START MATERIAL

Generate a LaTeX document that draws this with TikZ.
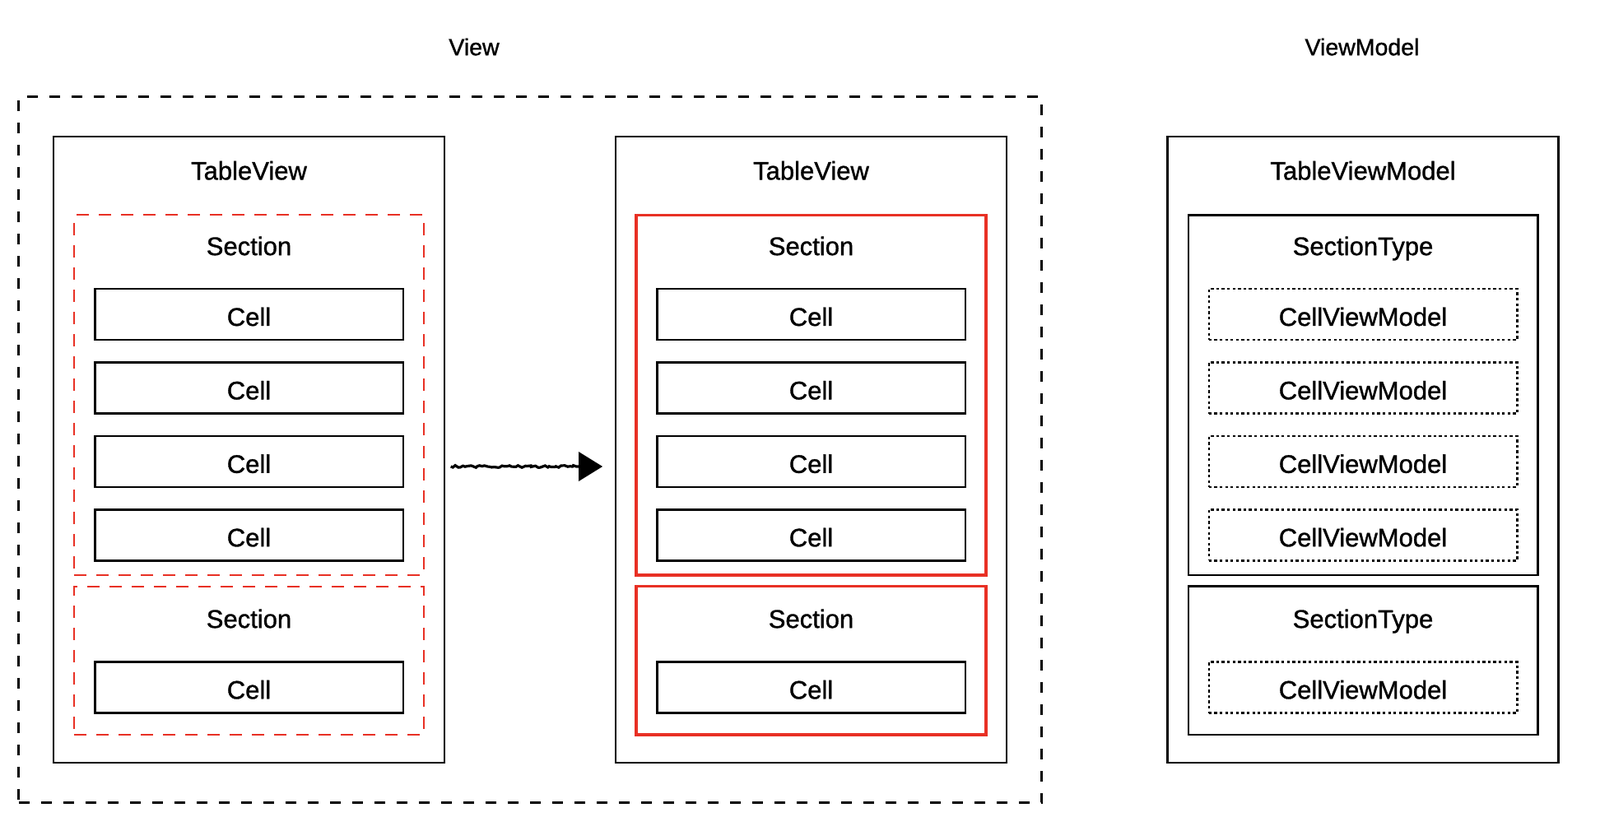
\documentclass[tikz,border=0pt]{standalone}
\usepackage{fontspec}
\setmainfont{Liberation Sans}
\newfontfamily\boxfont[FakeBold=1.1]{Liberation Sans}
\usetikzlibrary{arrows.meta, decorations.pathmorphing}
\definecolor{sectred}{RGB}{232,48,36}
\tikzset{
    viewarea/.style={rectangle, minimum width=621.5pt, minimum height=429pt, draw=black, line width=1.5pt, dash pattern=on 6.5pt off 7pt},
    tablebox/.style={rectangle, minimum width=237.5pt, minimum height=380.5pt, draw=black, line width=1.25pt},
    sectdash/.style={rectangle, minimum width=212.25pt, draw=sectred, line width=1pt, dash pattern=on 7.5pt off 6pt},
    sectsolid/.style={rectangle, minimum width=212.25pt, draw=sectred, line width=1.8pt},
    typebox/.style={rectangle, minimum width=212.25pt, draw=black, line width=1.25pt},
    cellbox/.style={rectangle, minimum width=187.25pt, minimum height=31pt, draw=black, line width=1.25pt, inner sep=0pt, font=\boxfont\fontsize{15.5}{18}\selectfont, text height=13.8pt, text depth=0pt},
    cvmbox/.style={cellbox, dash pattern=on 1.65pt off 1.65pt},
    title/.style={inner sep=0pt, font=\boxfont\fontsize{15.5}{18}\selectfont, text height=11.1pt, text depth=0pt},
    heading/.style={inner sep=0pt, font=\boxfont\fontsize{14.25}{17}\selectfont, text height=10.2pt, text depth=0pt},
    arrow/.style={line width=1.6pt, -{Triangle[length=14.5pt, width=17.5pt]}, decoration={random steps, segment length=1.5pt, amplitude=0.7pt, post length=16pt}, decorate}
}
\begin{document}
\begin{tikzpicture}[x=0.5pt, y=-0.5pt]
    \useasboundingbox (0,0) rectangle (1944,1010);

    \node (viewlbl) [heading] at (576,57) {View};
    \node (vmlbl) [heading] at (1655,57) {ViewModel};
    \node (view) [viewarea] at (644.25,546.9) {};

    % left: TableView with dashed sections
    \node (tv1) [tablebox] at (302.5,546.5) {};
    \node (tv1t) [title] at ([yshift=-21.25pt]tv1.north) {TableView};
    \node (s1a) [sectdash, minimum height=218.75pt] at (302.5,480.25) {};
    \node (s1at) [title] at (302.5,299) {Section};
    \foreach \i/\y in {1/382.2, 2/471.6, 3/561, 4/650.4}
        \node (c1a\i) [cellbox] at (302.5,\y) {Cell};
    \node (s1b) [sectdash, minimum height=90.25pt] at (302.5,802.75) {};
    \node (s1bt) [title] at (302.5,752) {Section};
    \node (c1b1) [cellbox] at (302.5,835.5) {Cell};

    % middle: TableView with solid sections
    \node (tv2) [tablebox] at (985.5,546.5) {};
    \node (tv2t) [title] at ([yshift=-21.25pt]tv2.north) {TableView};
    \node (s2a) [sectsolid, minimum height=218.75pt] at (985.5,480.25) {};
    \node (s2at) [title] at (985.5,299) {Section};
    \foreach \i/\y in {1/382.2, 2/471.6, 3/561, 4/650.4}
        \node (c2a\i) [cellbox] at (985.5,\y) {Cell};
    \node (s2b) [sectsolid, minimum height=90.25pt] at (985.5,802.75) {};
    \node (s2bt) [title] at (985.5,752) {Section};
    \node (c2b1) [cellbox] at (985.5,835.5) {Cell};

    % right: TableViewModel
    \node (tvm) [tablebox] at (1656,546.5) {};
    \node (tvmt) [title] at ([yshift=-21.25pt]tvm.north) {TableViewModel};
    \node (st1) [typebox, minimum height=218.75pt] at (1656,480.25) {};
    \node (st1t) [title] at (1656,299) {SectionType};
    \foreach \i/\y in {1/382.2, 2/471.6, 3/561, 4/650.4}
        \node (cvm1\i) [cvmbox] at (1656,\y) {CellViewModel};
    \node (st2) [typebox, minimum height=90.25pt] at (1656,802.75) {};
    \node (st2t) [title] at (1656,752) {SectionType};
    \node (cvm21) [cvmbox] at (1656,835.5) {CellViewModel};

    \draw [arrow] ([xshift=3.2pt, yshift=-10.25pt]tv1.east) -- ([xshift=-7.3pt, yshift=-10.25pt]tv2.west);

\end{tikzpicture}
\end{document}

END MATERIAL

Leaving out the pictures, repeat the data above exactly.

Generate a LaTeX document that draws this with TikZ.
\documentclass[tikz,border=0pt]{standalone}
\usepackage{fontspec}
\setmainfont{Liberation Sans}
\newfontfamily\boxfont[FakeBold=1.1]{Liberation Sans}
\usetikzlibrary{arrows.meta, decorations.pathmorphing}
\definecolor{sectred}{RGB}{232,48,36}
\tikzset{
    viewarea/.style={rectangle, minimum width=621.5pt, minimum height=429pt, draw=black, line width=1.5pt, dash pattern=on 6.5pt off 7pt},
    tablebox/.style={rectangle, minimum width=237.5pt, minimum height=380.5pt, draw=black, line width=1.25pt},
    sectdash/.style={rectangle, minimum width=212.25pt, draw=sectred, line width=1pt, dash pattern=on 7.5pt off 6pt},
    sectsolid/.style={rectangle, minimum width=212.25pt, draw=sectred, line width=1.8pt},
    typebox/.style={rectangle, minimum width=212.25pt, draw=black, line width=1.25pt},
    cellbox/.style={rectangle, minimum width=187.25pt, minimum height=31pt, draw=black, line width=1.25pt, inner sep=0pt, font=\boxfont\fontsize{15.5}{18}\selectfont, text height=13.8pt, text depth=0pt},
    cvmbox/.style={cellbox, dash pattern=on 1.65pt off 1.65pt},
    title/.style={inner sep=0pt, font=\boxfont\fontsize{15.5}{18}\selectfont, text height=11.1pt, text depth=0pt},
    heading/.style={inner sep=0pt, font=\boxfont\fontsize{14.25}{17}\selectfont, text height=10.2pt, text depth=0pt},
    arrow/.style={line width=1.6pt, -{Triangle[length=14.5pt, width=17.5pt]}, decoration={random steps, segment length=1.5pt, amplitude=0.7pt, post length=16pt}, decorate}
}
\begin{document}
\begin{tikzpicture}[x=0.5pt, y=-0.5pt]
    \useasboundingbox (0,0) rectangle (1944,1010);

    \node (viewlbl) [heading] at (576,57) {View};
    \node (vmlbl) [heading] at (1655,57) {ViewModel};
    \node (view) [viewarea] at (644.25,546.9) {};

    % left: TableView with dashed sections
    \node (tv1) [tablebox] at (302.5,546.5) {};
    \node (tv1t) [title] at ([yshift=-21.25pt]tv1.north) {TableView};
    \node (s1a) [sectdash, minimum height=218.75pt] at (302.5,480.25) {};
    \node (s1at) [title] at (302.5,299) {Section};
    \foreach \i/\y in {1/382.2, 2/471.6, 3/561, 4/650.4}
        \node (c1a\i) [cellbox] at (302.5,\y) {Cell};
    \node (s1b) [sectdash, minimum height=90.25pt] at (302.5,802.75) {};
    \node (s1bt) [title] at (302.5,752) {Section};
    \node (c1b1) [cellbox] at (302.5,835.5) {Cell};

    % middle: TableView with solid sections
    \node (tv2) [tablebox] at (985.5,546.5) {};
    \node (tv2t) [title] at ([yshift=-21.25pt]tv2.north) {TableView};
    \node (s2a) [sectsolid, minimum height=218.75pt] at (985.5,480.25) {};
    \node (s2at) [title] at (985.5,299) {Section};
    \foreach \i/\y in {1/382.2, 2/471.6, 3/561, 4/650.4}
        \node (c2a\i) [cellbox] at (985.5,\y) {Cell};
    \node (s2b) [sectsolid, minimum height=90.25pt] at (985.5,802.75) {};
    \node (s2bt) [title] at (985.5,752) {Section};
    \node (c2b1) [cellbox] at (985.5,835.5) {Cell};

    % right: TableViewModel
    \node (tvm) [tablebox] at (1656,546.5) {};
    \node (tvmt) [title] at ([yshift=-21.25pt]tvm.north) {TableViewModel};
    \node (st1) [typebox, minimum height=218.75pt] at (1656,480.25) {};
    \node (st1t) [title] at (1656,299) {SectionType};
    \foreach \i/\y in {1/382.2, 2/471.6, 3/561, 4/650.4}
        \node (cvm1\i) [cvmbox] at (1656,\y) {CellViewModel};
    \node (st2) [typebox, minimum height=90.25pt] at (1656,802.75) {};
    \node (st2t) [title] at (1656,752) {SectionType};
    \node (cvm21) [cvmbox] at (1656,835.5) {CellViewModel};

    \draw [arrow] ([xshift=3.2pt, yshift=-10.25pt]tv1.east) -- ([xshift=-7.3pt, yshift=-10.25pt]tv2.west);

\end{tikzpicture}
\end{document}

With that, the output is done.